Without getting too into the nitty gritty, some dipshit managed to break my computer's headphone jack (sigh), and I'm sort of wondering what my best options are here and if anyone could make some recommendations. In my Google searches, I seem to have come across two solutions: getting a set of headphones that connects to a USB port (perhaps not my ideal scenario, but doable), or "buying an external audio interface that connects to the computer via Firewire or USB, ignoring the internal sound card. The bonus is that you'll substantially improve the audio quality of your computer. " I don't know anything about the latter, but I do enjoy audio quality (:P), so I'd like to hear more about this if people have suggestions. Otherwise, thoughts either way would be much appreciated.


Edit: Does anyone have experience with a product like this? Might be a good solution rather than buying a pair of headphones that I'd only be able to use with my computer.

Zeromus on


  • mcdermottmcdermott Registered User regular
    edited April 2009
    Don't know about that $.89 one, but damn depending on the shipping it might be worth a look.

    I have this one, or at least one incredibly similar, and I've been satisfied.
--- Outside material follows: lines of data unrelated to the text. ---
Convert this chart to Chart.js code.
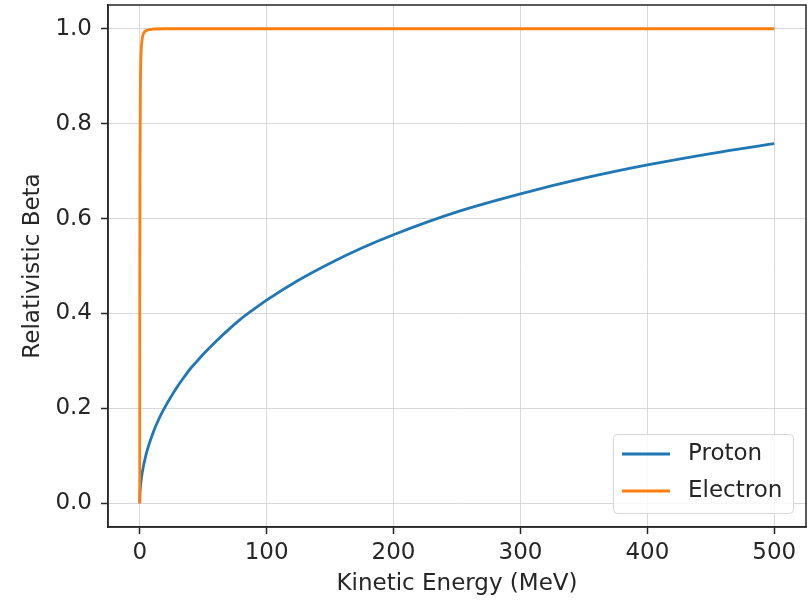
<!DOCTYPE html>
<html>
<head>
<meta charset="utf-8">
<script src="https://cdn.jsdelivr.net/npm/chart.js@4"></script>
<style>
html,body{margin:0;padding:0;background:#fff;}
#c{display:block;}
</style>
</head>
<body>
<canvas id="c" width="812" height="600"></canvas>
<script>
// ---- data ----
const protonEnergy = [0, 0.2, 0.5, 1, 2, 5, 10, 15, 20, 25, 30, 35, 40, 45, 50, 60, 70, 80, 90, 100, 125, 150, 175, 200, 250, 300, 350, 400, 450, 500];
const protonBeta   = [0, 0.021, 0.033, 0.046, 0.065, 0.103, 0.145, 0.177, 0.203, 0.226, 0.247, 0.266, 0.284, 0.299, 0.314, 0.341, 0.366, 0.389, 0.409, 0.428, 0.470, 0.506, 0.538, 0.566, 0.614, 0.652, 0.685, 0.713, 0.737, 0.758];
const electronEnergy = [0, 0.05, 0.1, 0.2, 0.5, 1, 2, 3, 5, 8, 10, 20, 50, 100, 200, 300, 400, 500];
const electronBeta   = [0, 0.413, 0.548, 0.695, 0.863, 0.941, 0.979, 0.990, 0.996, 0.998, 0.999, 1.0, 1.0, 1.0, 1.0, 1.0, 1.0, 1.0];
const xTickValues = [0, 100, 200, 300, 400, 500];
const yTickValues = [0.0, 0.2, 0.4, 0.6, 0.8, 1.0];
const seriesNames = ['Proton', 'Electron'];
const xLabel = 'Kinetic Energy (MeV)';
const yLabel = 'Relativistic Beta';

const FONT = 'DejaVu Sans';
const FS = 23;
const TXT = '#262626';
const pts = (xs, ys) => xs.map((x, i) => ({x: x, y: ys[i]}));

const framePlugin = {
  id: 'frame',
  afterDraw(chart) {
    const {ctx, chartArea: a} = chart;
    ctx.save();
    ctx.strokeStyle = '#262626';
    ctx.lineWidth = 1.5;
    ctx.strokeRect(a.left, a.top, a.right - a.left, a.bottom - a.top);
    ctx.restore();
  }
};

const legendPlugin = {
  id: 'insideLegend',
  afterDraw(chart) {
    const {ctx, chartArea: a} = chart;
    const w = 180, h = 79;
    const x0 = a.right - 13 - w, y0 = a.bottom - 14 - h;
    ctx.save();
    ctx.beginPath();
    if (ctx.roundRect) ctx.roundRect(x0 + 0.5, y0 + 0.5, w, h, 4); else ctx.rect(x0 + 0.5, y0 + 0.5, w, h);
    ctx.fillStyle = 'rgba(255,255,255,0.8)';
    ctx.fill();
    ctx.strokeStyle = '#d6d6d6';
    ctx.lineWidth = 1;
    ctx.stroke();
    ctx.font = FS + 'px "' + FONT + '"';
    ctx.textBaseline = 'middle';
    ctx.textAlign = 'left';
    chart.data.datasets.forEach((ds, i) => {
      const yy = y0 + 20 + i * 37;
      ctx.strokeStyle = ds.borderColor;
      ctx.lineWidth = 2.8;
      ctx.beginPath();
      ctx.moveTo(x0 + 9, yy);
      ctx.lineTo(x0 + 57, yy);
      ctx.stroke();
      ctx.fillStyle = TXT;
      ctx.fillText(ds.label, x0 + 75, yy);
    });
    ctx.restore();
  }
};

new Chart(document.getElementById('c'), {
  type: 'line',
  data: {
    datasets: [
      {label: seriesNames[0], data: pts(protonEnergy, protonBeta), borderColor: '#1f77b4', borderWidth: 2.8, pointRadius: 0, cubicInterpolationMode: 'monotone', order: 1, fill: false},
      {label: seriesNames[1], data: pts(electronEnergy, electronBeta), borderColor: '#ff7f0e', borderWidth: 2.8, pointRadius: 0, cubicInterpolationMode: 'monotone', order: 0, fill: false}
    ]
  },
  options: {
    responsive: false,
    animation: false,
    layout: {padding: {left: 0, top: 5, right: 6, bottom: 0}},
    plugins: {legend: {display: false}, tooltip: {enabled: false}},
    scales: {
      x: {
        type: 'linear', min: -25, max: 525,
        afterBuildTicks(s) { s.ticks = xTickValues.map(v => ({value: v})); },
        afterFit(s) { s.height = 73; s.paddingLeft = 0; s.paddingRight = 0; },
        grid: {color: '#d8d8d8', lineWidth: 1, drawTicks: true, tickLength: 7, tickColor: '#262626', tickWidth: 1.5},
        border: {display: true, color: '#262626', width: 1.5},
        ticks: {font: {family: FONT, size: FS}, color: TXT, padding: 5, maxRotation: 0, callback: v => String(v)},
        title: {display: true, text: xLabel, font: {family: FONT, size: FS}, color: TXT, padding: {top: 0, bottom: 2}}
      },
      y: {
        type: 'linear', min: -0.05, max: 1.05,
        afterBuildTicks(s) { s.ticks = yTickValues.map(v => ({value: v})); },
        afterFit(s) { s.width = 108; s.paddingTop = 0; s.paddingBottom = 0; },
        grid: {color: '#d8d8d8', lineWidth: 1, drawTicks: true, tickLength: 7, tickColor: '#262626', tickWidth: 1.5},
        border: {display: true, color: '#262626', width: 1.5},
        ticks: {font: {family: FONT, size: FS}, color: TXT, padding: 9, callback: v => Number(v).toFixed(1)},
        title: {display: true, text: yLabel, font: {family: FONT, size: FS}, color: TXT, padding: {top: 19, bottom: 0}}
      }
    }
  },
  plugins: [framePlugin, legendPlugin]
});
</script>
</body>
</html>
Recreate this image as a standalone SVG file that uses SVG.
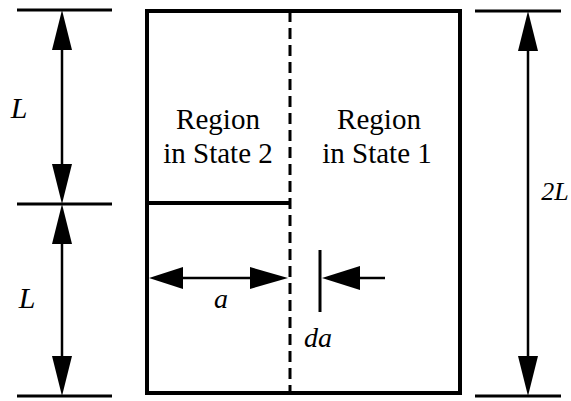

I picked mine up for about $22.

    One benefit it had over many others is an optical SPDIF out (from the same port as the headphone jack, using an adapter), allowing me to use it with my desktop to output AC3 audio to my receiver (also supports outputting digital stereo PCM audio). Good for the movie watching. Also much better sound quality than my internal audio. MUCH better. The only downside is that mine did not include an input (so you'd still need to use your onboard).

    The straight headphone jack sound is better than my old integrated card as well. The quality of the signal isn't really any better, it's just the vastly reduced noise that's nice.

    I heartily recommend finding a cheap USB sound card in a thumbstick form factor. I also recommend combining this with a USB extension cable that may or may not come with it, because that way you don't have the dongle hanging out of your laptop directly asking to get hit and break your USB port. I'd be unsurprised if something similar is what killed your headphone port.

    mcdermott on
  • corcorigancorcorigan Registered User regular
    edited April 2009
    Just buy a usb sound card. Mine cost £9 and is still vastly better than the onboard crap I had before.